What you need to do —
Exclude the pictures, then copy all remaining records exactly.

Given records —
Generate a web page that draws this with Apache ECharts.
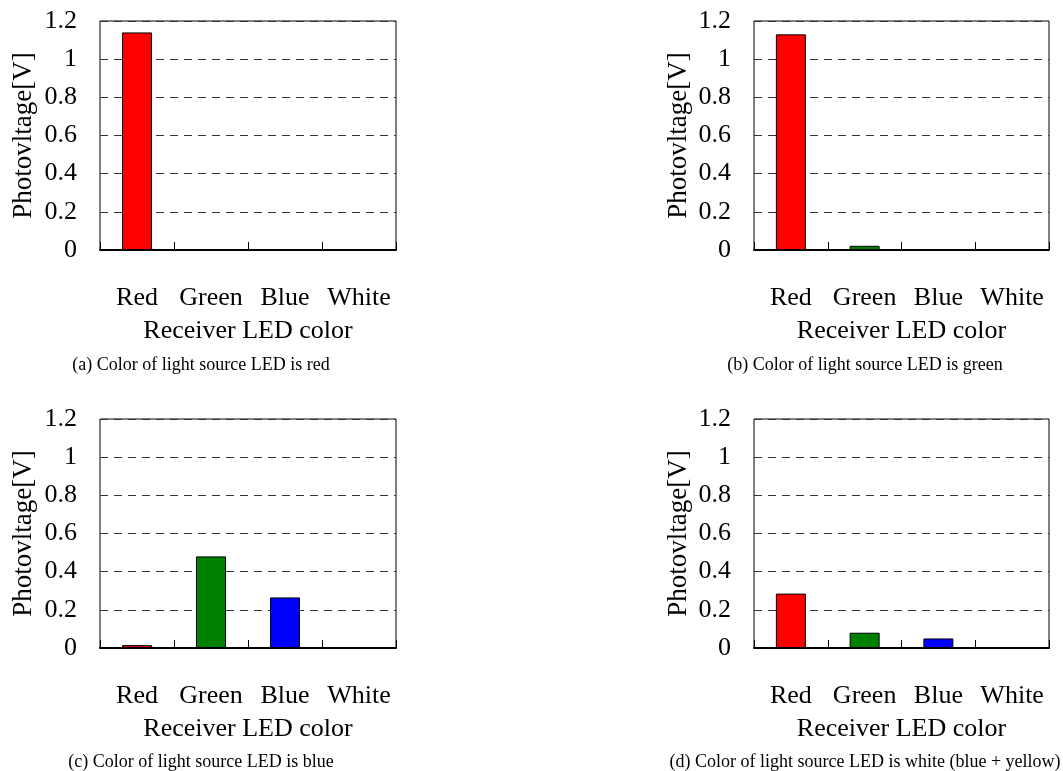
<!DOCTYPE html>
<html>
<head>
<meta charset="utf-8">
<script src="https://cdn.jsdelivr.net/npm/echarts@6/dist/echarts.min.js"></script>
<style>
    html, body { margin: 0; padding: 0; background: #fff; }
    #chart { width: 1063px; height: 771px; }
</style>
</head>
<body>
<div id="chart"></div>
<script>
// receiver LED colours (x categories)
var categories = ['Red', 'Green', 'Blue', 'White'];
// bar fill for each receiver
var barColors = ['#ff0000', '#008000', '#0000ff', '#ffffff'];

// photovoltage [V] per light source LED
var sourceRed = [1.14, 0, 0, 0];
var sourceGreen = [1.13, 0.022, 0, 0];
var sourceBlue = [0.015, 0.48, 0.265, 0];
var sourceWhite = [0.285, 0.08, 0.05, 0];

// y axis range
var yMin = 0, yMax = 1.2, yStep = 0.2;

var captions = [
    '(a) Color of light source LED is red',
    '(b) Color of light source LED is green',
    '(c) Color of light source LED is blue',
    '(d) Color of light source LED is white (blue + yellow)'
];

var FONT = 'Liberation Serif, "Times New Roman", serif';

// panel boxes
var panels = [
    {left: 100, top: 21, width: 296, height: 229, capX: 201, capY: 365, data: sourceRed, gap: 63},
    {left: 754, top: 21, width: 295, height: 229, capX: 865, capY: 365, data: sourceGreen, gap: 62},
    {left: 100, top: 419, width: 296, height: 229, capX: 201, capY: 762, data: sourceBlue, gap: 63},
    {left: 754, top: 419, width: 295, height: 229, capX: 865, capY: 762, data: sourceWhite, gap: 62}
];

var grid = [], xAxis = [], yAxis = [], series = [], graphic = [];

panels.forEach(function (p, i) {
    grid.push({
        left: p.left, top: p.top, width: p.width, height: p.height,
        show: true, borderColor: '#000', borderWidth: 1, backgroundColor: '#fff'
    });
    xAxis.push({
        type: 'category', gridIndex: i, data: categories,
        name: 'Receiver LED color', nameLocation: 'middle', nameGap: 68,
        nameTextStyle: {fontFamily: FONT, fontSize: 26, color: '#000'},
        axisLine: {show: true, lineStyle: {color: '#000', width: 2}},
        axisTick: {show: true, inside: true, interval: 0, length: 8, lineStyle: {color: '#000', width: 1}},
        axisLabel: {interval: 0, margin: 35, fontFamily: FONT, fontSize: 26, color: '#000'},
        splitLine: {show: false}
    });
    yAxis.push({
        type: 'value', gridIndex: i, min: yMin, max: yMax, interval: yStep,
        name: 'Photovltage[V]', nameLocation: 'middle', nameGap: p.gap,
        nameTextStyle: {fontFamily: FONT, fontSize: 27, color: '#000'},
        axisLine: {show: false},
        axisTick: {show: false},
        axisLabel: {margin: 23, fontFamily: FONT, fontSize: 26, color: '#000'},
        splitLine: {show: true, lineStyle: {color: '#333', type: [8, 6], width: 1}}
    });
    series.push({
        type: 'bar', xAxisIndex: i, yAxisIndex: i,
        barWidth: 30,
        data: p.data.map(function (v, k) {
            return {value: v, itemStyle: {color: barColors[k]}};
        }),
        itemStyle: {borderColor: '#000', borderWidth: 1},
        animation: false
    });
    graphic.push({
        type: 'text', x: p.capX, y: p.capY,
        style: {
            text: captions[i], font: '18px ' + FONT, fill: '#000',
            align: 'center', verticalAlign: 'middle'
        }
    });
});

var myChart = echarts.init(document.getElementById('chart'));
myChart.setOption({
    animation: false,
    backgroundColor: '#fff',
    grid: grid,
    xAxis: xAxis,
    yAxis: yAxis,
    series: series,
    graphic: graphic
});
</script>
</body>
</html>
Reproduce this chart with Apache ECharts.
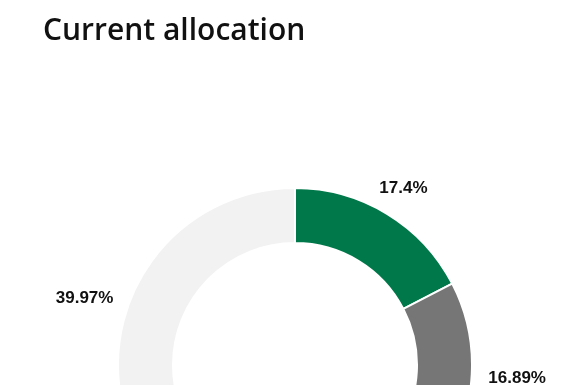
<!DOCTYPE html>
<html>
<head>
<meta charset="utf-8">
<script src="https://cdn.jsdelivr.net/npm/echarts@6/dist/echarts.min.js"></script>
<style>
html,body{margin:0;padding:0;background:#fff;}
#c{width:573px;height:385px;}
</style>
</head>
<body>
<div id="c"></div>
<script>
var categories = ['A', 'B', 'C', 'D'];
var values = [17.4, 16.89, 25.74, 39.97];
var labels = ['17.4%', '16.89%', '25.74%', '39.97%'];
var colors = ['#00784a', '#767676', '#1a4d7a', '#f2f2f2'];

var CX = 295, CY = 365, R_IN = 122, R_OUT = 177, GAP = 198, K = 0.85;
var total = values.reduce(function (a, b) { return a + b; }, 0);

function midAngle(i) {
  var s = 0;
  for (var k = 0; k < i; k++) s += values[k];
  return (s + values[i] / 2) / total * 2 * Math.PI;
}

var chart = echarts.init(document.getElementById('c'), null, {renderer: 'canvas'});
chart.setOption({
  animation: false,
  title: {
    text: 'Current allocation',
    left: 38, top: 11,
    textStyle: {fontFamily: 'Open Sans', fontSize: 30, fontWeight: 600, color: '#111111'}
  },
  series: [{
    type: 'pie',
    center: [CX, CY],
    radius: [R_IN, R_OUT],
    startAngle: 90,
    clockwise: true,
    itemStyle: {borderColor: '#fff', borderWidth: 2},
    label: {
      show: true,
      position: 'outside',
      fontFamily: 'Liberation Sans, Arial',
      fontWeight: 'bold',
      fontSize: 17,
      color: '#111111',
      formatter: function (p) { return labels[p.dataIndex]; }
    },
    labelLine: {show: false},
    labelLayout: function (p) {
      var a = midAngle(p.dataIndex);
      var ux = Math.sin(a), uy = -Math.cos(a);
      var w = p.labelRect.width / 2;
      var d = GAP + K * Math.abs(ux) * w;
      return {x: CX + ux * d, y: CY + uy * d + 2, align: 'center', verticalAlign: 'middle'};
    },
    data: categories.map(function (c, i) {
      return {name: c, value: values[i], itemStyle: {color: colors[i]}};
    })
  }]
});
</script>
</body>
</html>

Answer to this problem —
Generate a web page that draws this with Apache ECharts.
<!DOCTYPE html>
<html>
<head>
<meta charset="utf-8">
<script src="https://cdn.jsdelivr.net/npm/echarts@6/dist/echarts.min.js"></script>
<style>
    html, body { margin: 0; padding: 0; background: #fff; }
    #chart { width: 1063px; height: 771px; }
</style>
</head>
<body>
<div id="chart"></div>
<script>
// receiver LED colours (x categories)
var categories = ['Red', 'Green', 'Blue', 'White'];
// bar fill for each receiver
var barColors = ['#ff0000', '#008000', '#0000ff', '#ffffff'];

// photovoltage [V] per light source LED
var sourceRed = [1.14, 0, 0, 0];
var sourceGreen = [1.13, 0.022, 0, 0];
var sourceBlue = [0.015, 0.48, 0.265, 0];
var sourceWhite = [0.285, 0.08, 0.05, 0];

// y axis range
var yMin = 0, yMax = 1.2, yStep = 0.2;

var captions = [
    '(a) Color of light source LED is red',
    '(b) Color of light source LED is green',
    '(c) Color of light source LED is blue',
    '(d) Color of light source LED is white (blue + yellow)'
];

var FONT = 'Liberation Serif, "Times New Roman", serif';

// panel boxes
var panels = [
    {left: 100, top: 21, width: 296, height: 229, capX: 201, capY: 365, data: sourceRed, gap: 63},
    {left: 754, top: 21, width: 295, height: 229, capX: 865, capY: 365, data: sourceGreen, gap: 62},
    {left: 100, top: 419, width: 296, height: 229, capX: 201, capY: 762, data: sourceBlue, gap: 63},
    {left: 754, top: 419, width: 295, height: 229, capX: 865, capY: 762, data: sourceWhite, gap: 62}
];

var grid = [], xAxis = [], yAxis = [], series = [], graphic = [];

panels.forEach(function (p, i) {
    grid.push({
        left: p.left, top: p.top, width: p.width, height: p.height,
        show: true, borderColor: '#000', borderWidth: 1, backgroundColor: '#fff'
    });
    xAxis.push({
        type: 'category', gridIndex: i, data: categories,
        name: 'Receiver LED color', nameLocation: 'middle', nameGap: 68,
        nameTextStyle: {fontFamily: FONT, fontSize: 26, color: '#000'},
        axisLine: {show: true, lineStyle: {color: '#000', width: 2}},
        axisTick: {show: true, inside: true, interval: 0, length: 8, lineStyle: {color: '#000', width: 1}},
        axisLabel: {interval: 0, margin: 35, fontFamily: FONT, fontSize: 26, color: '#000'},
        splitLine: {show: false}
    });
    yAxis.push({
        type: 'value', gridIndex: i, min: yMin, max: yMax, interval: yStep,
        name: 'Photovltage[V]', nameLocation: 'middle', nameGap: p.gap,
        nameTextStyle: {fontFamily: FONT, fontSize: 27, color: '#000'},
        axisLine: {show: false},
        axisTick: {show: false},
        axisLabel: {margin: 23, fontFamily: FONT, fontSize: 26, color: '#000'},
        splitLine: {show: true, lineStyle: {color: '#333', type: [8, 6], width: 1}}
    });
    series.push({
        type: 'bar', xAxisIndex: i, yAxisIndex: i,
        barWidth: 30,
        data: p.data.map(function (v, k) {
            return {value: v, itemStyle: {color: barColors[k]}};
        }),
        itemStyle: {borderColor: '#000', borderWidth: 1},
        animation: false
    });
    graphic.push({
        type: 'text', x: p.capX, y: p.capY,
        style: {
            text: captions[i], font: '18px ' + FONT, fill: '#000',
            align: 'center', verticalAlign: 'middle'
        }
    });
});

var myChart = echarts.init(document.getElementById('chart'));
myChart.setOption({
    animation: false,
    backgroundColor: '#fff',
    grid: grid,
    xAxis: xAxis,
    yAxis: yAxis,
    series: series,
    graphic: graphic
});
</script>
</body>
</html>
Reproduce this chart with Apache ECharts.
<!DOCTYPE html>
<html>
<head>
<meta charset="utf-8">
<script src="https://cdn.jsdelivr.net/npm/echarts@6/dist/echarts.min.js"></script>
<style>
html,body{margin:0;padding:0;background:#fff;}
#c{width:573px;height:385px;}
</style>
</head>
<body>
<div id="c"></div>
<script>
var categories = ['A', 'B', 'C', 'D'];
var values = [17.4, 16.89, 25.74, 39.97];
var labels = ['17.4%', '16.89%', '25.74%', '39.97%'];
var colors = ['#00784a', '#767676', '#1a4d7a', '#f2f2f2'];

var CX = 295, CY = 365, R_IN = 122, R_OUT = 177, GAP = 198, K = 0.85;
var total = values.reduce(function (a, b) { return a + b; }, 0);

function midAngle(i) {
  var s = 0;
  for (var k = 0; k < i; k++) s += values[k];
  return (s + values[i] / 2) / total * 2 * Math.PI;
}

var chart = echarts.init(document.getElementById('c'), null, {renderer: 'canvas'});
chart.setOption({
  animation: false,
  title: {
    text: 'Current allocation',
    left: 38, top: 11,
    textStyle: {fontFamily: 'Open Sans', fontSize: 30, fontWeight: 600, color: '#111111'}
  },
  series: [{
    type: 'pie',
    center: [CX, CY],
    radius: [R_IN, R_OUT],
    startAngle: 90,
    clockwise: true,
    itemStyle: {borderColor: '#fff', borderWidth: 2},
    label: {
      show: true,
      position: 'outside',
      fontFamily: 'Liberation Sans, Arial',
      fontWeight: 'bold',
      fontSize: 17,
      color: '#111111',
      formatter: function (p) { return labels[p.dataIndex]; }
    },
    labelLine: {show: false},
    labelLayout: function (p) {
      var a = midAngle(p.dataIndex);
      var ux = Math.sin(a), uy = -Math.cos(a);
      var w = p.labelRect.width / 2;
      var d = GAP + K * Math.abs(ux) * w;
      return {x: CX + ux * d, y: CY + uy * d + 2, align: 'center', verticalAlign: 'middle'};
    },
    data: categories.map(function (c, i) {
      return {name: c, value: values[i], itemStyle: {color: colors[i]}};
    })
  }]
});
</script>
</body>
</html>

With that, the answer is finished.